What to work on
Each line from the top of the listing through the one holding "rectangle (1535, 12.4);" should be restated word for word, with nothing added and no pictures.

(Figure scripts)
────────────────────────────────────────

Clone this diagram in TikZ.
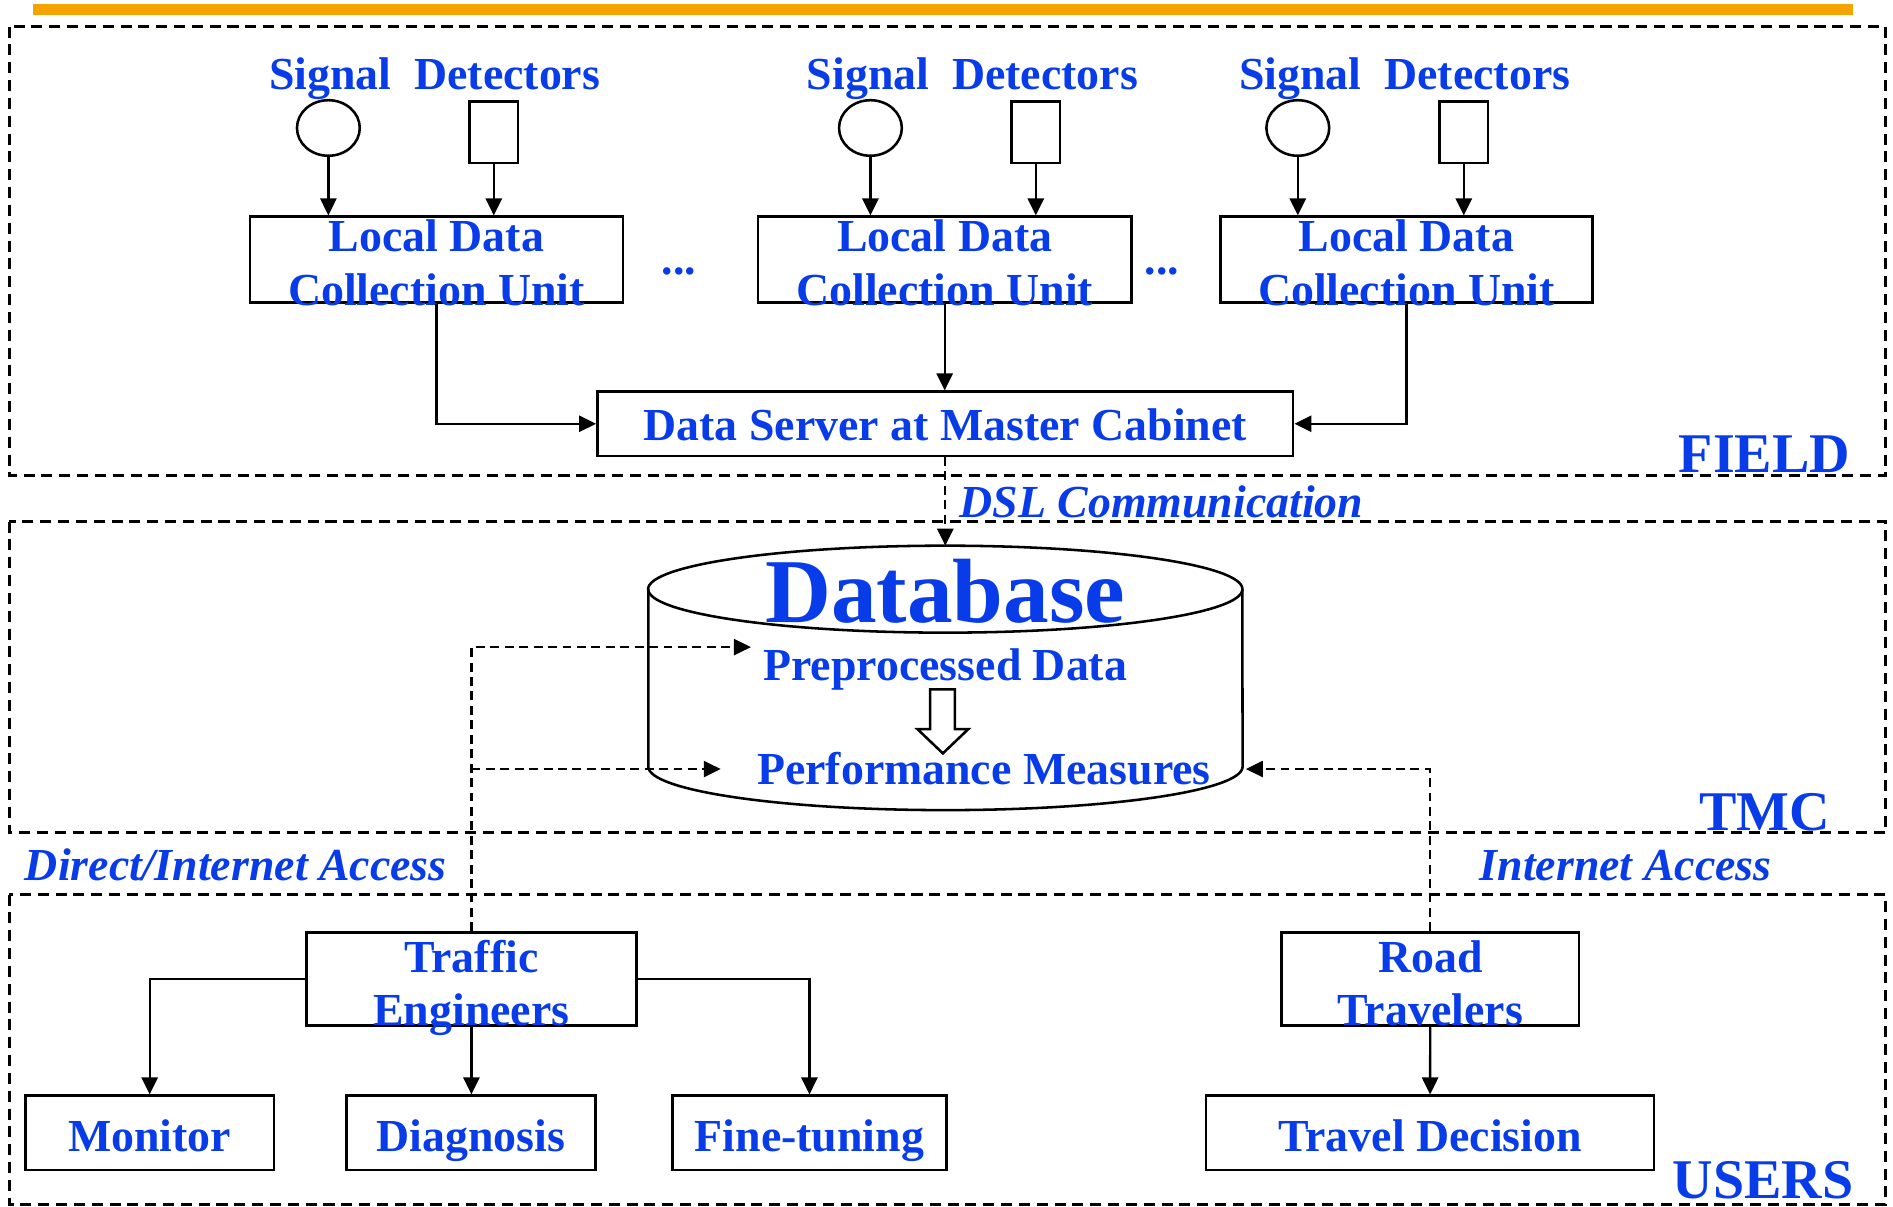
\documentclass[tikz,border=0pt]{standalone}
\usepackage{fontspec}
\setmainfont{Liberation Serif}
\usetikzlibrary{calc,arrows.meta,shapes.geometric}
\definecolor{dsblue}{RGB}{8,60,232}
\definecolor{dsorange}{RGB}{244,163,0}

\begin{document}
\begin{tikzpicture}[x=0.01cm, y=-0.01cm,
  region/.style={draw, line width=0.7pt, dash pattern=on 2.6pt off 1.6pt},
  box/.style={draw, line width=0.6pt, inner sep=0pt, minimum height=0.71cm},
  det/.style={draw, line width=0.6pt, inner sep=0pt, minimum width=0.40cm, minimum height=0.51cm},
  sig/.style={draw, ellipse, line width=0.6pt, inner sep=0pt, minimum width=0.52cm, minimum height=0.46cm},
  lbl/.style={text=dsblue, inner sep=0pt, align=center, font=\bfseries\fontsize{10.8}{12.6}\selectfont},
  acc/.style={lbl, font=\bfseries\itshape\fontsize{10.8}{12.6}\selectfont},
  area/.style={lbl, font=\bfseries\fontsize{13.2}{15}\selectfont},
  arr/.style={line width=0.55pt, -{Triangle[length=4pt, width=3.8pt]}},
  darr/.style={arr, line width=0.5pt, dash pattern=on 2.1pt off 1.3pt}]
\useasboundingbox (0, 0) rectangle (1568, 999);
\fill[dsorange] (27, 3) rectangle (1535, 12.4);

% field
\draw[region] (7.5, 22) rectangle (1562, 394);
\node (field) at (1390, 391) [area, anchor=base west] {FIELD};
\node (sd1) at (360, 74.5) [lbl, anchor=base] {Signal\enspace Detectors};
\node (sd2) at (805.5, 74.5) [lbl, anchor=base] {Signal\enspace Detectors};
\node (sd3) at (1163.5, 74.5) [lbl, anchor=base] {Signal\enspace Detectors};
\node (sig1) at (272, 106) [sig] {};
\node (sig2) at (721, 106) [sig] {};
\node (sig3) at (1075, 106) [sig] {};
\node (det1) at (409, 109.5) [det] {};
\node (det2) at (858, 109.5) [det] {};
\node (det3) at (1212.5, 109.5) [det] {};
\node (ldcu1) at (361.5, 215) [box, minimum width=3.09cm] {};
\node (ldcu2) at (782.5, 215) [box, minimum width=3.09cm] {};
\node (ldcu3) at (1165, 215) [box, minimum width=3.08cm] {};
\node (ldcu1txt) at (361.5, 181.3) [lbl, anchor=north] {Local Data\\Collection Unit};
\node (ldcu2txt) at (782.5, 181.3) [lbl, anchor=north] {Local Data\\Collection Unit};
\node (ldcu3txt) at (1165, 181.3) [lbl, anchor=north] {Local Data\\Collection Unit};
\node (dots1) at (562.5, 227) [lbl, anchor=base] {...};
\node (dots2) at (962.5, 227) [lbl, anchor=base] {...};
\draw[arr] (sig1) -- (sig1 |- ldcu1.north);
\draw[arr] (det1) -- (det1 |- ldcu1.north);
\draw[arr] (sig2) -- (sig2 |- ldcu2.north);
\draw[arr] (det2) -- (det2 |- ldcu2.north);
\draw[arr] (sig3) -- (sig3 |- ldcu3.north);
\draw[arr] (det3) -- (det3 |- ldcu3.north);
\node (server) at (783, 351) [box, minimum width=5.76cm, minimum height=0.53cm] {};
\node (servertxt) at (783, 365) [lbl, anchor=base] {Data Server at Master Cabinet};
\draw[arr] (ldcu1) |- (server);
\draw[arr] (ldcu2.south) -- (ldcu2.south |- server.north);
\draw[arr] (ldcu3) |- (server);

% tmc
\draw[region] (7.5, 432) rectangle (1562, 689.5);
\node (tmc) at (1407, 688) [area, anchor=base west] {TMC};
\coordinate (dbtop) at (783, 452);
\draw[darr] (server) -- (dbtop);
\node (dsl) at (794, 429) [acc, anchor=base west] {DSL Communication};
\draw[line width=0.6pt] (783, 488) ellipse [x radius=2.46cm, y radius=0.36cm];
\draw[line width=0.6pt] (537, 488) -- (537, 635)
  arc [start angle=180, end angle=360, x radius=2.46cm, y radius=0.36cm] -- (1029, 488);
\node (dbname) at (783, 516) [lbl, anchor=base, font=\bfseries\fontsize{21.5}{24}\selectfont] {Database};
\node (prep) at (783, 564) [lbl, anchor=base] {Preprocessed Data};
\node (perf) at (815, 650) [lbl, anchor=base] {Performance Measures};
\draw[line width=0.6pt, fill=white] (770.5, 571) -- (791, 571) -- (791, 604) -- (802, 604)
  -- (781, 624) -- (760, 604) -- (770.5, 604) -- cycle;
\coordinate (prepin) at (622, 536);
\coordinate (perfin) at (597, 637);
\coordinate (perfout) at (1032, 637);

% users
\draw[region] (7.5, 741) rectangle (1562, 997.5);
\node (users) at (1385, 993) [area, anchor=base west] {USERS};
\node (dia) at (20, 729.5) [acc, anchor=base west] {Direct/Internet Access};
\node (ia) at (1225, 729.5) [acc, anchor=base west] {Internet Access};
\node (te) at (390.5, 811) [box, minimum width=2.73cm, minimum height=0.77cm] {};
\node (tetxt) at (390.5, 778) [lbl, anchor=north] {Traffic\\Engineers};
\node (rt) at (1184.75, 811) [box, minimum width=2.465cm, minimum height=0.77cm] {};
\node (rttxt) at (1184.75, 778.3) [lbl, anchor=north] {Road\\Travelers};
\node (monitor) at (124, 938.3) [box, minimum width=2.06cm, minimum height=0.614cm] {};
\node (diag) at (390, 938.3) [box, minimum width=2.06cm, minimum height=0.614cm] {};
\node (fine) at (670.5, 938.3) [box, minimum width=2.27cm, minimum height=0.614cm] {};
\node (td) at (1184.5, 938.3) [box, minimum width=3.71cm, minimum height=0.614cm] {};
\node (monitortxt) at (124, 954) [lbl, anchor=base] {Monitor};
\node (diagtxt) at (390, 954) [lbl, anchor=base] {Diagnosis};
\node (finetxt) at (670.5, 954) [lbl, anchor=base] {Fine-tuning};
\node (tdtxt) at (1184.5, 954) [lbl, anchor=base] {Travel Decision};
\draw[arr] (te.west) -| (monitor);
\draw[arr] (te.south) -- (te.south |- diag.north);
\draw[arr] (te.east) -| (fine);
\draw[arr] (rt) -- (td);
\draw[darr] (te.north) |- (prepin);
\draw[darr] (te.north |- perfin) -- (perfin);
\draw[darr] (rt.north) |- (perfout);
\end{tikzpicture}
\end{document}
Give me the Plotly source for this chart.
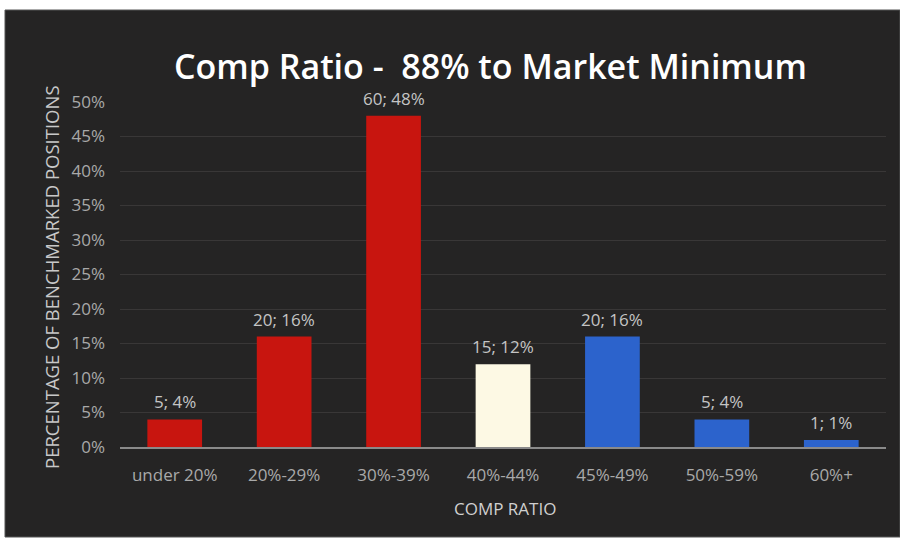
import plotly.graph_objects as go

# Comp ratio bands, headcount per band and share of benchmarked positions
categories = ["under 20%", "20%-29%", "30%-39%", "40%-44%", "45%-49%", "50%-59%", "60%+"]
counts = [5, 20, 60, 15, 20, 5, 1]
shares = [4, 16, 48, 12, 16, 4, 1]
bar_colors = ["#c8150f", "#c8150f", "#c8150f", "#fdf9e4", "#2c63cc", "#2c63cc", "#2c63cc"]
y_ticks = list(range(0, 51, 5))

W, H = 900, 540
L, R, T, B = 120, 14, 102, 93
pw, ph = W - L - R, H - T - B


def px_x(x):
    return (x - L) / pw


def px_y(y):
    return (H - y - B) / ph


labels = [f"{c}; {s}%" for c, s in zip(counts, shares)]

fig = go.Figure()
fig.add_trace(go.Bar(
    x=categories,
    y=shares,
    marker=dict(color=bar_colors, line=dict(width=0)),
    hoverinfo="skip",
))

# value labels sit a little above each bar
value_labels = [
    dict(x=cat, y=val, xref="x", yref="y", text=txt, showarrow=False,
         yanchor="bottom", yshift=4,
         font=dict(family="Open Sans", size=17, color="#c4c4c4"))
    for cat, val, txt in zip(categories, shares, labels)
]

fig.update_layout(
    width=W,
    height=H,
    margin=dict(l=L, r=R, t=T, b=B),
    paper_bgcolor="#ffffff",
    plot_bgcolor="rgba(0,0,0,0)",
    bargap=0.5,
    showlegend=False,
    shapes=[
        dict(type="rect", xref="paper", yref="paper", layer="below",
             x0=px_x(5), x1=px_x(900), y0=px_y(537), y1=px_y(10),
             fillcolor="#252424", line=dict(color="#555555", width=1)),
    ],
    annotations=value_labels + [
        dict(text="Comp Ratio -  88% to Market Minimum", xref="paper", yref="paper",
             x=px_x(490), y=px_y(66), xanchor="center", yanchor="middle",
             showarrow=False,
             font=dict(family="Open Sans", size=34, color="#ffffff", weight=600)),
        dict(text="PERCENTAGE OF BENCHMARKED POSITIONS", xref="paper", yref="paper",
             x=px_x(51), y=px_y(277), xanchor="center", yanchor="middle",
             textangle=-90, showarrow=False,
             font=dict(family="Open Sans", size=18.5, color="#c8c8c8")),
        dict(text="COMP RATIO", xref="paper", yref="paper",
             x=px_x(505), y=px_y(508), xanchor="center", yanchor="middle",
             showarrow=False,
             font=dict(family="Open Sans", size=17, color="#d0d0d0")),
    ],
    xaxis=dict(
        showgrid=False,
        showline=True,
        linecolor="#8a8a8a",
        linewidth=2,
        ticks="",
        tickfont=dict(family="Open Sans", size=17, color="#a9a9a9"),
        ticklabelstandoff=12,
        fixedrange=True,
    ),
    yaxis=dict(
        range=[0, 50],
        tickvals=y_ticks,
        ticktext=[f"{v}%" for v in y_ticks],
        showgrid=True,
        gridcolor="#393737",
        gridwidth=1,
        zeroline=False,
        showline=False,
        ticks="",
        tickfont=dict(family="Open Sans", size=17, color="#a9a9a9"),
        ticklabelstandoff=14,
        fixedrange=True,
    ),
)

fig.write_html("out.html")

────────────────────────────────────────

Exercise answer
Clone this diagram in TikZ.
\documentclass[tikz,border=0pt]{standalone}
\usepackage{fontspec}
\setmainfont{Liberation Serif}
\usetikzlibrary{calc,arrows.meta,shapes.geometric}
\definecolor{dsblue}{RGB}{8,60,232}
\definecolor{dsorange}{RGB}{244,163,0}

\begin{document}
\begin{tikzpicture}[x=0.01cm, y=-0.01cm,
  region/.style={draw, line width=0.7pt, dash pattern=on 2.6pt off 1.6pt},
  box/.style={draw, line width=0.6pt, inner sep=0pt, minimum height=0.71cm},
  det/.style={draw, line width=0.6pt, inner sep=0pt, minimum width=0.40cm, minimum height=0.51cm},
  sig/.style={draw, ellipse, line width=0.6pt, inner sep=0pt, minimum width=0.52cm, minimum height=0.46cm},
  lbl/.style={text=dsblue, inner sep=0pt, align=center, font=\bfseries\fontsize{10.8}{12.6}\selectfont},
  acc/.style={lbl, font=\bfseries\itshape\fontsize{10.8}{12.6}\selectfont},
  area/.style={lbl, font=\bfseries\fontsize{13.2}{15}\selectfont},
  arr/.style={line width=0.55pt, -{Triangle[length=4pt, width=3.8pt]}},
  darr/.style={arr, line width=0.5pt, dash pattern=on 2.1pt off 1.3pt}]
\useasboundingbox (0, 0) rectangle (1568, 999);
\fill[dsorange] (27, 3) rectangle (1535, 12.4);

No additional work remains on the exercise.